AI Before You Buy: Israeli Startup Renders 3D Product Models for Top Retailers

Preparing a retailer’s online catalog once required expensive physical photoshoots to capture products from every angle. A Tel Aviv startup is saving brands time and money by transforming these camera clicks into mouse clicks.

Hexa uses GPU-accelerated computing to help companies turn their online inventory into 3D renders that shoppers can view in 360 degrees, animate or even try on virtually to help their buying decisions. The company, which recently announced a $20.5 million funding round, is working with brands in fashion, furniture, consumer electronics and more.

“The world is going 3D,” said Yehiel Atias, CEO of Hexa. “Just a few years ago, the digital infrastructure to do this was still so expensive that it was more affordable to arrange a photographer, models and lighting. But with the advancements of AI and NVIDIA GPUs, it’s now feasible for retailers to use synthetic data to replace physical photoshoots.”

Hexa’s 3D renders are used on major retail websites such as Amazon, Crate & Barrel and Macy’s. The company creates thousands of renders each month, reducing the need for physical photoshoots of every product in a retailer’s catalog. Hexa estimates that it can save customers up to 300 pounds of carbon emissions for each product imaged digitally instead of physically.

From Physical Photoshoots to AI-Accelerated Renders

Hexa can reconstruct a single 2D image, or a set of low-quality 2D images, into a high-fidelity 3D asset. The company uses differing levels of automation for its renders depending on the complexity of the shape, the amount of visual data that needs to be reconstructed, and the similarity of the object to Hexa’s existing dataset.

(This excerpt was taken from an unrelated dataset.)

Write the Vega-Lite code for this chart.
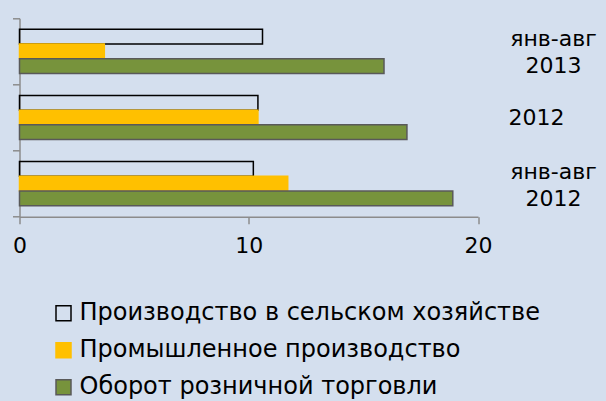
{
  "$schema": "https://vega.github.io/schema/vega-lite/v6.json",
  "width": 458.5,
  "height": 198.4,
  "autosize": "none",
  "padding": {"left": 19.5, "top": 18.3, "right": 128, "bottom": 184.3},
  "background": "#D4DFEE",
  "config": {"view": {"stroke": null}, "font": "DejaVu Sans"},
  "data": {
    "values": [
      {"period": "янв-авг 2013", "indicator": "Производство в сельском хозяйстве", "value": 10.6},
      {"period": "янв-авг 2013", "indicator": "Промышленное производство", "value": 3.7},
      {"period": "янв-авг 2013", "indicator": "Оборот розничной торговли", "value": 15.9},
      {"period": "2012", "indicator": "Производство в сельском хозяйстве", "value": 10.4},
      {"period": "2012", "indicator": "Промышленное производство", "value": 10.4},
      {"period": "2012", "indicator": "Оборот розничной торговли", "value": 16.9},
      {"period": "янв-авг 2012", "indicator": "Производство в сельском хозяйстве", "value": 10.2},
      {"period": "янв-авг 2012", "indicator": "Промышленное производство", "value": 11.7},
      {"period": "янв-авг 2012", "indicator": "Оборот розничной торговли", "value": 18.9}
    ]
  },
  "layer": [
    {
      "mark": {"type": "bar", "strokeWidth": 1.5},
      "encoding": {
        "y": {
          "field": "period", "type": "nominal",
          "sort": ["янв-авг 2013", "2012", "янв-авг 2012"],
          "scale": {"paddingInner": 0, "paddingOuter": 0},
          "axis": {"orient": "left", "labels": false, "title": null, "tickBand": "extent",
                   "domainColor": "#8c8c8c", "tickColor": "#8c8c8c", "tickSize": 7,
                   "domainWidth": 1.5, "tickWidth": 1.5}
        },
        "yOffset": {
          "field": "indicator", "type": "nominal",
          "sort": ["Производство в сельском хозяйстве", "Промышленное производство", "Оборот розничной торговли"],
          "scale": {"paddingInner": 0, "paddingOuter": 0.75}
        },
        "x": {
          "field": "value", "type": "quantitative",
          "scale": {"domain": [0, 20], "nice": false},
          "axis": {"values": [0, 10, 20], "grid": false, "title": null, "domainColor": "#8c8c8c",
                   "tickColor": "#8c8c8c", "tickSize": 7, "domainWidth": 1.5, "tickWidth": 1.5,
                   "labelFontSize": 22, "labelColor": "#000000", "labelPadding": 12, "labelFlush": false}
        },
        "fill": {
          "field": "indicator", "type": "nominal",
          "scale": {"domain": ["Производство в сельском хозяйстве", "Промышленное производство", "Оборот розничной торговли"],
                    "range": ["rgba(0,0,0,0)", "#FFC000", "#77933C"]},
          "legend": {"title": null, "orient": "none", "legendX": 32, "legendY": 283, "symbolType": "square",
                     "symbolSize": 225, "symbolStrokeWidth": 1.5, "labelFontSize": 24, "labelColor": "#000000",
                     "labelLimit": 600, "rowPadding": 13, "labelOffset": 4}
        },
        "stroke": {
          "field": "indicator", "type": "nominal",
          "scale": {"domain": ["Производство в сельском хозяйстве", "Промышленное производство", "Оборот розничной торговли"],
                    "range": ["#000000", "#FFC000", "#595959"]},
          "legend": {"title": null, "orient": "none", "legendX": 32, "legendY": 283, "symbolType": "square",
                     "symbolSize": 225, "symbolStrokeWidth": 1.5, "labelFontSize": 24, "labelColor": "#000000",
                     "labelLimit": 600, "rowPadding": 13, "labelOffset": 4}
        }
      }
    },
    {
      "mark": {"type": "bar", "opacity": 0},
      "encoding": {
        "y": {
          "field": "period", "type": "nominal",
          "sort": ["янв-авг 2013", "2012", "янв-авг 2012"],
          "axis": {"orient": "right", "title": null, "domain": false, "ticks": false,
                   "labelExpr": "split(datum.value, ' ')", "labelAlign": "center", "labelBaseline": "middle",
                   "labelFontSize": 22, "labelColor": "#000000", "labelLineHeight": 27, "labelLimit": 300,
                   "labelOffset": {"condition": {"test": "datum.value === '2012'", "value": 0}, "value": -12},
                   "labelPadding": {"condition": {"test": "datum.value === '2012'", "value": 58}, "value": 75}}
        },
        "x": {"field": "value", "type": "quantitative"}
      }
    }
  ],
  "resolve": {"axis": {"y": "independent"}}
}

To automate elements of its workflow, the team uses dozens of AI algorithms that were developed using the PyTorch deep learning framework and run on NVIDIA Tensor Core GPUs in the cloud. If one of Hexa’s artists is reconstructing a 3D toaster, for example, one algorithm can identify similar geometries the team has created in the past to give the creator a head start.

Another neural network can scan a retailer’s website to identify how many of its products Hexa can support with 3D renders. The company’s entire rendering pipeline, too, runs on NVIDIA GPUs available through Amazon Web Services.

“Accessing compute resources through AWS gives us the option to use thousands of NVIDIA GPUs at a moment’s notice,” said Segev Nahari, lead technical artist at Hexa. “If I need 10,000 frames to be ready by a certain time, I can request the hardware I need to meet the deadline.”

Nahari estimates that rendering on NVIDIA GPUs is up to 3x faster than relying on CPUs.

Broadening Beyond Retail, Venturing Into Omniverse

Hexa developers are continually experimenting with new methods for 3D rendering — looking for workflow improvements in preprocessing, object reconstruction and post-processing. The team recently began working with NVIDIA GET3D, a generative AI model by NVIDIA Research that generates high-fidelity, three-dimensional shapes based on a training dataset of 2D images.

sneaker generated by GET3D
By training GET3D on Hexa’s dataset of shoes, the team was able to generate 3D models of novel shoes not part of the training data.

In addition to its work in ecommerce, Hexa’s research and development team is investigating new applications for the company’s AI software.

“It doesn’t stop at retail,” Atias said. “Industries from gaming to fashion and healthcare are finding out that synthetic data and 3D technology is a more efficient way to do things like digitize inventory, create digital twins and train robots.”

The team credits its membership in NVIDIA Inception, a global program that supports cutting-edge startups, as a “huge advantage” in leveling up the technology Hexa uses.

“Being part of Inception opens doors that outsiders don’t have,” Atias said. “For a small company trying to navigate the massive range of NVIDIA hardware and software offerings, it’s a door-opener to all the cool tools we wanted to experiment with and understand the potential they could bring to Hexa.”

Hexa is testing the NVIDIA Omniverse Enterprise platform — an end-to-end platform for building and operating metaverse applications — as a tool to unify its annotating and rendering workflows, which are used by dozens of 3D artists around the globe. Omniverse Enterprise enables geographically dispersed teams of creators to customize their rendering pipelines and collaborate to build 3D assets.

“Each of our 3D artists has a different software workflow that they’re used to — so it can be tough to get a unified output while still being flexible about the tools each artist uses,” said Jonathan Clark, Hexa’s CTO. “Omniverse is an ideal candidate in that respect, with huge potential for Hexa. The platform will allow our artists to use the rendering software they’re comfortable with, while also allowing our team to visualize the final product in one place.”